In 2025, alumni and former team members of VFA and its network of founders, executives, and investors started the Ember Fellowship. They launched their first cohort of fellows in 2026 with placements in Detroit, Atlanta, Birmingham, and Baltimore.

==Approach==
Venture for America recruited recent college graduates to work in 13 cities throughout the United States. The goal of the program was for its Fellows to become startup leaders or founders.

After acceptance into the program, Fellows attended a summer professional development program called Training Camp where they were taught and mentored by investors, venture capitalists, and innovation firms in the skills they will need at their companies. The skills they learned included topics of web design, entrepreneurship, and public speaking.

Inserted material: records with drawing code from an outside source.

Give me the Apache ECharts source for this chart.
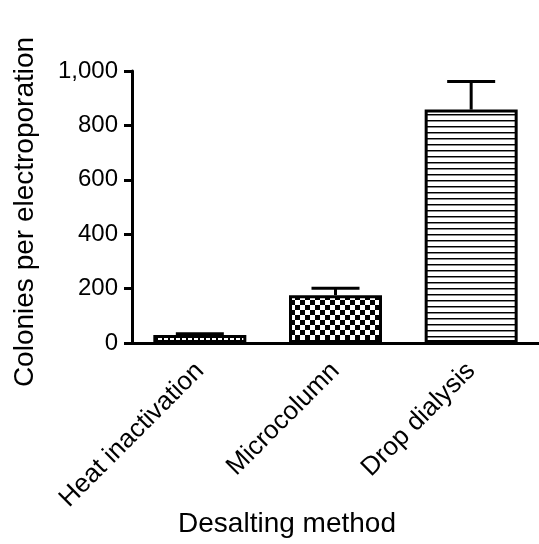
<!DOCTYPE html>
<html><head><meta charset="utf-8">
<script src="https://cdn.jsdelivr.net/npm/echarts@6/dist/echarts.min.js"></script>
<style>html,body{margin:0;padding:0;background:#fff}#c{width:539px;height:544px}</style>
</head><body><div id="c"></div>
<script>
var categories = ['Heat inactivation', 'Microcolumn', 'Drop dialysis'];
var means = [29, 176, 858];
var errors = [5, 25, 103];
var yTicks = [0, 200, 400, 600, 800, 1000];
var yTitle = 'Colonies per electroporation';
var xTitle = 'Desalting method';

function makePattern(kind) {
  var c = document.createElement('canvas');
  var ctx = c.getContext('2d');
  if (kind === 'dots') {
    c.width = 6; c.height = 6;
    ctx.fillStyle = '#fff'; ctx.fillRect(0, 0, 6, 6);
    ctx.fillStyle = '#000'; ctx.fillRect(0, 0, 2, 6); ctx.fillRect(0, 0, 6, 2);
  } else if (kind === 'checker') {
    c.width = 10; c.height = 10;
    ctx.fillStyle = '#fff'; ctx.fillRect(0, 0, 10, 10);
    ctx.fillStyle = '#000'; ctx.fillRect(0, 0, 5, 5); ctx.fillRect(5, 5, 5, 5);
  } else {
    c.width = 6; c.height = 6;
    ctx.fillStyle = '#fff'; ctx.fillRect(0, 0, 6, 6);
    ctx.fillStyle = '#000'; ctx.fillRect(0, 0, 6, 1);
    ctx.fillStyle = '#888'; ctx.fillRect(0, 1, 6, 1);
  }
  return { image: c, repeat: 'repeat' };
}
var patterns = [makePattern('dots'), makePattern('checker'), makePattern('lines')];

var chart = echarts.init(document.getElementById('c'), null, { renderer: 'canvas' });
var font = 'Liberation Sans, Arial, Helvetica, sans-serif';
chart.setOption({
  animation: false,
  backgroundColor: '#fff',
  grid: { left: 132, top: 71, width: 411, height: 272, containLabel: false },
  xAxis: {
    type: 'category', data: categories,
    axisLine: { lineStyle: { color: '#000', width: 3 } },
    axisTick: { alignWithLabel: true, length: 9, lineStyle: { color: '#000', width: 3 } },
    axisLabel: { rotate: 45, margin: 24, color: '#000', fontSize: 26, fontFamily: font, interval: 0 }
  },
  yAxis: {
    type: 'value', min: 0, max: 1000, interval: 200,
    splitLine: { show: false },
    axisLine: { show: true, lineStyle: { color: '#000', width: 3 } },
    axisTick: { show: true, length: 8, lineStyle: { color: '#000', width: 3 } },
    axisLabel: { margin: 14, color: '#000', fontSize: 24, fontFamily: font,
      formatter: function (v) { return yTicks.indexOf(v) >= 0 ? v.toLocaleString('en-US') : ''; } }
  },
  graphic: [
    { type: 'text', x: 287, y: 524,
      style: { text: xTitle, font: '28px ' + font, fill: '#000', align: 'center', verticalAlign: 'middle' } },
    { type: 'text', x: 25, y: 212, rotation: Math.PI / 2,
      style: { text: yTitle, font: '28px ' + font, fill: '#000', align: 'center', verticalAlign: 'middle' } }
  ],
  series: [
    {
      type: 'bar', barWidth: 93,
      data: means.map(function (v, i) {
        return { value: v, itemStyle: { color: patterns[i], borderColor: '#000', borderWidth: 3 } };
      }),
      z: 2
    },
    {
      type: 'custom', z: 3,
      data: means.map(function (v, i) { return [i, v, v + errors[i]]; }),
      renderItem: function (params, api) {
        var p0 = api.coord([api.value(0), api.value(1)]);
        var p1 = api.coord([api.value(0), api.value(2)]);
        var hw = 24;
        return { type: 'group', children: [
          { type: 'line', shape: { x1: p0[0], y1: p0[1], x2: p1[0], y2: p1[1] }, style: { stroke: '#000', lineWidth: 3 } },
          { type: 'line', shape: { x1: p1[0] - hw, y1: p1[1], x2: p1[0] + hw, y2: p1[1] }, style: { stroke: '#000', lineWidth: 3 } }
        ] };
      }
    }
  ]
});
</script></body></html>
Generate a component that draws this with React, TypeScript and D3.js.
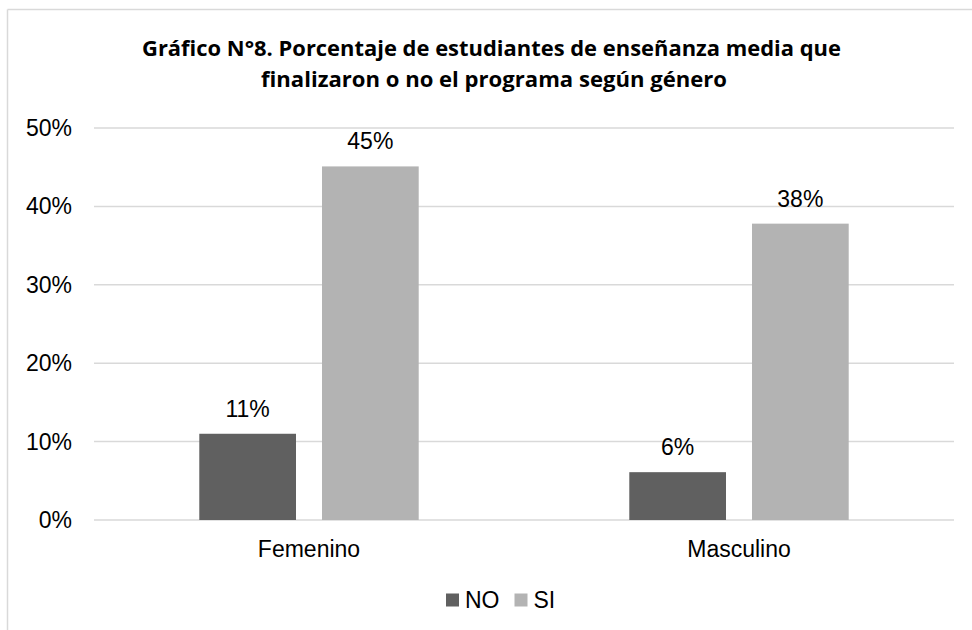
import React from "react";
import * as d3 from "d3";

const categories = ["Femenino", "Masculino"];
const seriesNames = ["NO", "SI"];
const noValues = [0.11, 0.061];
const siValues = [0.451, 0.378];
const labelsNo = ["11%", "6%"];
const labelsSi = ["45%", "38%"];
const yTicks = [0, 0.1, 0.2, 0.3, 0.4, 0.5];
const titleLines = [
  "Gráfico N°8. Porcentaje de estudiantes de enseñanza media que",
  "finalizaron o no el programa según género",
];

const W = 972;
const H = 630;
const colors = ["#606060", "#b3b3b3"];

export default function App() {
  const x0 = d3.scaleBand().domain(categories).range([94, 954]).paddingInner(0).paddingOuter(0);
  const x1 = d3
    .scaleBand()
    .domain(seriesNames)
    .range([0, x0.bandwidth()])
    .paddingInner(0.212)
    .paddingOuter(0.858);
  const y = d3.scaleLinear().domain([0, 0.5]).range([520, 128]);
  const fmt = d3.format(".0%");
  const series = [noValues, siValues];
  const labels = [labelsNo, labelsSi];
  const font = "'Liberation Sans', Arial, sans-serif";

  return (
    <svg
      width={W}
      height={H}
      style={{ position: "absolute", left: 0, top: 0, display: "block", background: "#fff" }}
    >
      <rect x={0} y={0} width={W} height={H} fill="#fff" />
      <line x1={7.5} x2={W} y1={9.5} y2={9.5} stroke="#d9d9d9" strokeWidth={1.5} />
      <line x1={7.5} x2={7.5} y1={9.5} y2={H} stroke="#d9d9d9" strokeWidth={1.5} />

      <text
        x={491.5}
        y={56}
        textAnchor="middle"
        fontFamily="'Open Sans', sans-serif"
        fontWeight="bold"
        fontSize={21}
        textLength={699}
        lengthAdjust="spacingAndGlyphs"
        fill="#000"
      >
        {titleLines[0]}
      </text>
      <text
        x={494}
        y={87}
        textAnchor="middle"
        fontFamily="'Open Sans', sans-serif"
        fontWeight="bold"
        fontSize={21}
        textLength={466}
        lengthAdjust="spacingAndGlyphs"
        fill="#000"
      >
        {titleLines[1]}
      </text>

      {yTicks.map((t) => (
        <g key={t}>
          <line x1={94} x2={954} y1={y(t)} y2={y(t)} stroke="#d9d9d9" strokeWidth={1.5} />
          <text
            x={72}
            y={y(t) + 8}
            textAnchor="end"
            fontFamily={font}
            fontSize={23}
            fill="#000"
          >
            {fmt(t)}
          </text>
        </g>
      ))}

      {categories.map((c, i) => (
        <g key={c}>
          {seriesNames.map((s, j) => {
            const bx = (x0(c) as number) + (x1(s) as number);
            const v = series[j][i];
            return (
              <g key={s}>
                <rect
                  x={bx}
                  y={y(v)}
                  width={x1.bandwidth()}
                  height={y(0) - y(v)}
                  fill={colors[j]}
                />
                <text
                  x={bx + x1.bandwidth() / 2}
                  y={y(v) - 17}
                  textAnchor="middle"
                  fontFamily={font}
                  fontSize={23}
                  fill="#000"
                >
                  {labels[j][i]}
                </text>
              </g>
            );
          })}
          <text
            x={(x0(c) as number) + x0.bandwidth() / 2}
            y={557}
            textAnchor="middle"
            fontFamily={font}
            fontSize={23}
            fill="#000"
          >
            {c}
          </text>
        </g>
      ))}

      {seriesNames.map((s, j) => {
        const lx = j === 0 ? 446 : 514.5;
        return (
          <g key={s}>
            <rect x={lx} y={593.5} width={13} height={13} fill={colors[j]} />
            <text x={lx + 19} y={607.5} fontFamily={font} fontSize={23} fill="#000">
              {s}
            </text>
          </g>
        );
      })}
    </svg>
  );
}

Fellows were then placed in startups in cities like Baltimore, Detroit, and San Antonio in industries such as education innovation, biotechnology, VC firms, media, and clean technology. Since 2012, Venture for America has trained more than 1500 Fellows who have worked in 18 cities.

== Criticism ==
VFA originally aimed to create 100,000 jobs by 2025. Critics of the organization have noted that VFA has not yet created 4,000 jobs, and Yang himself claimed in 2021 that "hundreds" of jobs were created. In June 2019, Theodore Schleifer of Vox wrote that VFA's positive early publicity can be attributed to marketing efforts by Andrew Yang. Yang has justified his goal of creating 100,000 jobs, saying: "In order for organizations to have a very high ceiling, you need to set the goal very, very aggressively." Schleifer also claims that VFA fails to help residents living in inner cities because "Yang thought about how to fix inner cities through the prism of [wealthy donors], rather than listening to what the community wanted."